**Stated task:** Reproduce all the entries exactly and keep the pictures out.
------ Data entries ------
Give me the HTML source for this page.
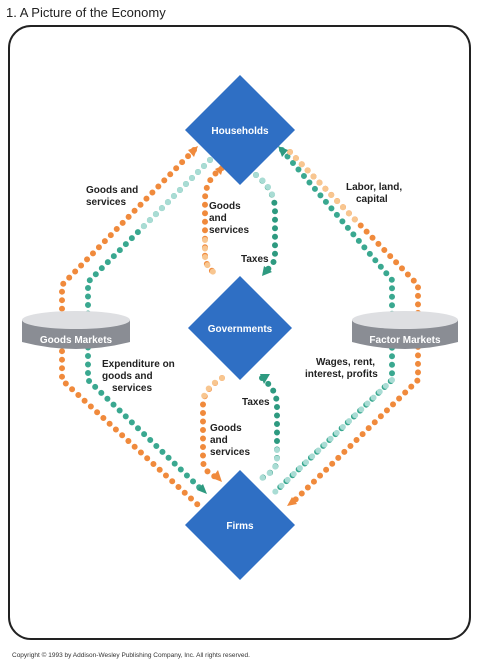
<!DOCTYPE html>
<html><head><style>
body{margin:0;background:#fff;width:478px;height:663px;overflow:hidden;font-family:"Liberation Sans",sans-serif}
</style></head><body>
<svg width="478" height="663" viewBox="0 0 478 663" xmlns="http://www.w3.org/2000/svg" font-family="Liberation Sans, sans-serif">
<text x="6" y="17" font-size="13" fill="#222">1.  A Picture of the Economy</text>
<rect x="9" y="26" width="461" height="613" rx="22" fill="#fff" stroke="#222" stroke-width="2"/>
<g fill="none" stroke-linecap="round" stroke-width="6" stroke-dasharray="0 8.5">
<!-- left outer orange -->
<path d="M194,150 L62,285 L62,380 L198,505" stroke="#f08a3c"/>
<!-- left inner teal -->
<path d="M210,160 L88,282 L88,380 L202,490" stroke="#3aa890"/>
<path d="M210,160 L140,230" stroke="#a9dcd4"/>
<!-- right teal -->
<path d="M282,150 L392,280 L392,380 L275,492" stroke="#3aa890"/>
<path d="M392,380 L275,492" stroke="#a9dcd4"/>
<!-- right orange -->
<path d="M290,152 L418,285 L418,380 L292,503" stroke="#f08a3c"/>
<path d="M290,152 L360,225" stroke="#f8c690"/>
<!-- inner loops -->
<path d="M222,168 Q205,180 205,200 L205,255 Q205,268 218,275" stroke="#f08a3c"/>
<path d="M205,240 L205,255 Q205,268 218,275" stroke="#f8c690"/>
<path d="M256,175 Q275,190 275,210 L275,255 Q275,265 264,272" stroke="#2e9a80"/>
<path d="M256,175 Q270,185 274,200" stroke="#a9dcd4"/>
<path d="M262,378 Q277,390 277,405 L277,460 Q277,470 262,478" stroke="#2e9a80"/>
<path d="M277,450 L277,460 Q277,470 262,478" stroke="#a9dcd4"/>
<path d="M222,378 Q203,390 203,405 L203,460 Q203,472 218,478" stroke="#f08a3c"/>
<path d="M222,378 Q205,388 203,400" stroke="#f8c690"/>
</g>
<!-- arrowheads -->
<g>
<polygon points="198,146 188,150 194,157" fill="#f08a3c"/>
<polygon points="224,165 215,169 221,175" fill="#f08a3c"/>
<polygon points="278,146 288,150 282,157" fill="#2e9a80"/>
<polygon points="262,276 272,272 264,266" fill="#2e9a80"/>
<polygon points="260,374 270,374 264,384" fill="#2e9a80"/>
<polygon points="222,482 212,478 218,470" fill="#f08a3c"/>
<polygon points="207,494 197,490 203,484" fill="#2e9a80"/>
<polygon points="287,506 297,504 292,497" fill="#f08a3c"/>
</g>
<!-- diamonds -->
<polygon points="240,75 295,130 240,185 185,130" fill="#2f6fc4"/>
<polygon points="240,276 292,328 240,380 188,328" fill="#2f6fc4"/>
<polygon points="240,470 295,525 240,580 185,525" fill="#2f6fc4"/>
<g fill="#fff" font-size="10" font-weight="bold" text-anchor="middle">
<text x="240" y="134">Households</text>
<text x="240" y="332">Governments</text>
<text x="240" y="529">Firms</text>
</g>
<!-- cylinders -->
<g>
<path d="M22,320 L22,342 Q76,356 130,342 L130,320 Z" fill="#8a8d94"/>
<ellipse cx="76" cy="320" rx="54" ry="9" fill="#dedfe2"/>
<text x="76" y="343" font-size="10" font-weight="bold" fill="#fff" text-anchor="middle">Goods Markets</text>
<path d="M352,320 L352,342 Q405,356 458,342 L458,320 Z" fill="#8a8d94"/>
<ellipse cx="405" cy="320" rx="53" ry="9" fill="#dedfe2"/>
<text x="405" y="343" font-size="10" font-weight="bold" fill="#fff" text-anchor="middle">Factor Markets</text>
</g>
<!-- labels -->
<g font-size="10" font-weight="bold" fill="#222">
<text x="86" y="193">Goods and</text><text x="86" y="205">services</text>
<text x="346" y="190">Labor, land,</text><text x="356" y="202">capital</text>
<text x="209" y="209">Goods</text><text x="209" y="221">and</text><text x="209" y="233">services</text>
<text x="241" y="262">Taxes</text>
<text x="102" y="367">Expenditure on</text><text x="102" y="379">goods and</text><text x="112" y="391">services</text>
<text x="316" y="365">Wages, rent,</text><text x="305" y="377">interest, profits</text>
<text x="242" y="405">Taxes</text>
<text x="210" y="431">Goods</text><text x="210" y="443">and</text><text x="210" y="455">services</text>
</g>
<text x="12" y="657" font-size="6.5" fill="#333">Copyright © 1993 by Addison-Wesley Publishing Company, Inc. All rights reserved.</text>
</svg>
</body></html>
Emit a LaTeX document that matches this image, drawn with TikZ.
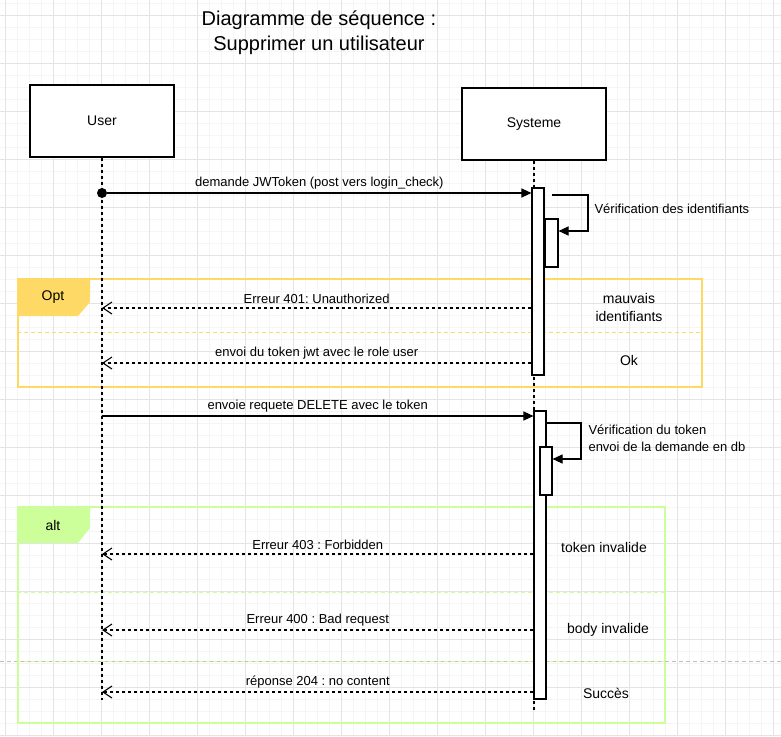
------
**Solution to the exercise:**
Give me the HTML source for this page.
<!DOCTYPE html>
<html><head><style>
body{margin:0;background:#fff;width:478px;height:663px;overflow:hidden;font-family:"Liberation Sans",sans-serif}
</style></head><body>
<svg width="478" height="663" viewBox="0 0 478 663" xmlns="http://www.w3.org/2000/svg" font-family="Liberation Sans, sans-serif">
<text x="6" y="17" font-size="13" fill="#222">1.  A Picture of the Economy</text>
<rect x="9" y="26" width="461" height="613" rx="22" fill="#fff" stroke="#222" stroke-width="2"/>
<g fill="none" stroke-linecap="round" stroke-width="6" stroke-dasharray="0 8.5">
<!-- left outer orange -->
<path d="M194,150 L62,285 L62,380 L198,505" stroke="#f08a3c"/>
<!-- left inner teal -->
<path d="M210,160 L88,282 L88,380 L202,490" stroke="#3aa890"/>
<path d="M210,160 L140,230" stroke="#a9dcd4"/>
<!-- right teal -->
<path d="M282,150 L392,280 L392,380 L275,492" stroke="#3aa890"/>
<path d="M392,380 L275,492" stroke="#a9dcd4"/>
<!-- right orange -->
<path d="M290,152 L418,285 L418,380 L292,503" stroke="#f08a3c"/>
<path d="M290,152 L360,225" stroke="#f8c690"/>
<!-- inner loops -->
<path d="M222,168 Q205,180 205,200 L205,255 Q205,268 218,275" stroke="#f08a3c"/>
<path d="M205,240 L205,255 Q205,268 218,275" stroke="#f8c690"/>
<path d="M256,175 Q275,190 275,210 L275,255 Q275,265 264,272" stroke="#2e9a80"/>
<path d="M256,175 Q270,185 274,200" stroke="#a9dcd4"/>
<path d="M262,378 Q277,390 277,405 L277,460 Q277,470 262,478" stroke="#2e9a80"/>
<path d="M277,450 L277,460 Q277,470 262,478" stroke="#a9dcd4"/>
<path d="M222,378 Q203,390 203,405 L203,460 Q203,472 218,478" stroke="#f08a3c"/>
<path d="M222,378 Q205,388 203,400" stroke="#f8c690"/>
</g>
<!-- arrowheads -->
<g>
<polygon points="198,146 188,150 194,157" fill="#f08a3c"/>
<polygon points="224,165 215,169 221,175" fill="#f08a3c"/>
<polygon points="278,146 288,150 282,157" fill="#2e9a80"/>
<polygon points="262,276 272,272 264,266" fill="#2e9a80"/>
<polygon points="260,374 270,374 264,384" fill="#2e9a80"/>
<polygon points="222,482 212,478 218,470" fill="#f08a3c"/>
<polygon points="207,494 197,490 203,484" fill="#2e9a80"/>
<polygon points="287,506 297,504 292,497" fill="#f08a3c"/>
</g>
<!-- diamonds -->
<polygon points="240,75 295,130 240,185 185,130" fill="#2f6fc4"/>
<polygon points="240,276 292,328 240,380 188,328" fill="#2f6fc4"/>
<polygon points="240,470 295,525 240,580 185,525" fill="#2f6fc4"/>
<g fill="#fff" font-size="10" font-weight="bold" text-anchor="middle">
<text x="240" y="134">Households</text>
<text x="240" y="332">Governments</text>
<text x="240" y="529">Firms</text>
</g>
<!-- cylinders -->
<g>
<path d="M22,320 L22,342 Q76,356 130,342 L130,320 Z" fill="#8a8d94"/>
<ellipse cx="76" cy="320" rx="54" ry="9" fill="#dedfe2"/>
<text x="76" y="343" font-size="10" font-weight="bold" fill="#fff" text-anchor="middle">Goods Markets</text>
<path d="M352,320 L352,342 Q405,356 458,342 L458,320 Z" fill="#8a8d94"/>
<ellipse cx="405" cy="320" rx="53" ry="9" fill="#dedfe2"/>
<text x="405" y="343" font-size="10" font-weight="bold" fill="#fff" text-anchor="middle">Factor Markets</text>
</g>
<!-- labels -->
<g font-size="10" font-weight="bold" fill="#222">
<text x="86" y="193">Goods and</text><text x="86" y="205">services</text>
<text x="346" y="190">Labor, land,</text><text x="356" y="202">capital</text>
<text x="209" y="209">Goods</text><text x="209" y="221">and</text><text x="209" y="233">services</text>
<text x="241" y="262">Taxes</text>
<text x="102" y="367">Expenditure on</text><text x="102" y="379">goods and</text><text x="112" y="391">services</text>
<text x="316" y="365">Wages, rent,</text><text x="305" y="377">interest, profits</text>
<text x="242" y="405">Taxes</text>
<text x="210" y="431">Goods</text><text x="210" y="443">and</text><text x="210" y="455">services</text>
</g>
<text x="12" y="657" font-size="6.5" fill="#333">Copyright © 1993 by Addison-Wesley Publishing Company, Inc. All rights reserved.</text>
</svg>
</body></html>
Emit a LaTeX document that matches this image, drawn with TikZ.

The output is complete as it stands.